The leash restricts the packets maximum allowed transmission distance. The leash
can be geographical, which ensures that a packet stays within a certain distance of
the sender, or temporal, which limits the lifetime of the packet.
(173) Toby has been asked by his boss to set up a three-tiered configuration within the companys network. Which of the following best describes this type of architecture?
A. Screened host
B. Screened subnet
C. Two screened subnets
D. Multi-homed architecture

Explanation:
Sometimes a screened-host architecture is referred to as a
single-tiered configuration. A screened subnet is referred to as a two-tiered
configuration. If there are three firewalls that create two separate DMZs, this can
be called a three-tiered configuration.
(174) Sam and a forensics team investigated and caught a hacker that had been attacking systems within their network.
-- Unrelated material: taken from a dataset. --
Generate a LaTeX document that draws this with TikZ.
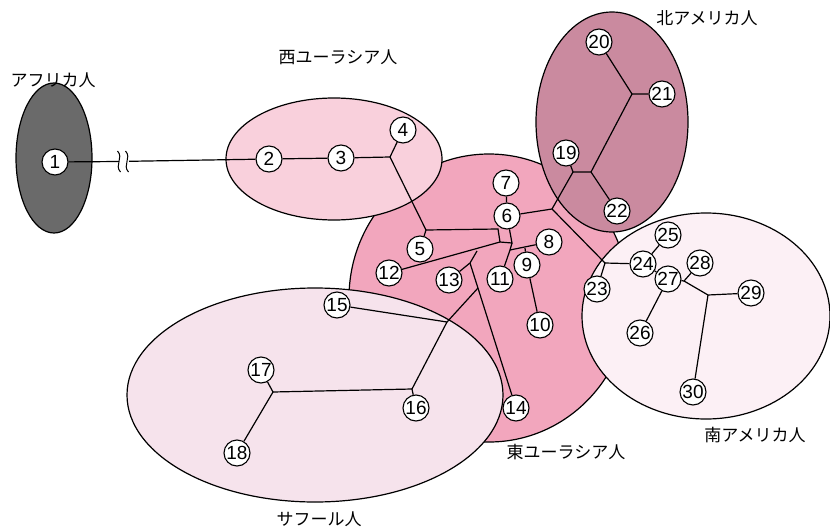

Sam uncovered a complete topology of their network, along with IP addresses, services running, and accounts for each and every device on the network. What did the hacker most likely carry out to obtain this information?
A. Zone transfer
B. Port scans
C. Loki attacks
D. Smurf attacks

Explanation:
The primary and secondary DNS servers synchronize their information
through a zone transfer. Changes take place to the primary DNS and then those
changes need to be replicated to the secondary DNS server. It is important to
configure the DNS server to only allow zone transfers to take place between the
specific servers. For years now attackers have been carrying out zone transfers to
gather very useful network information from victims DNS servers. Unauthorized zone
transfers can take place if the DNS server are not properly configured to restrict
this type of activity.
(175) Julie has been told that her company has been the victim of a DNS poisoning attack. What were the symptoms that were mostly identified to indicate this type of attack?
A. Routers were misrouting packets.
B. Traffic was bypassing firewalls.
C. Users were able to bypass the company's proxy server.
D. Web redirection was occurring.


Explanation:
A DNS poisoning attack means that an attacker provides a DNS server
with an incorrect hostname to IP mapping information. This attack is usually carried
out to point users to an incorrect Web site.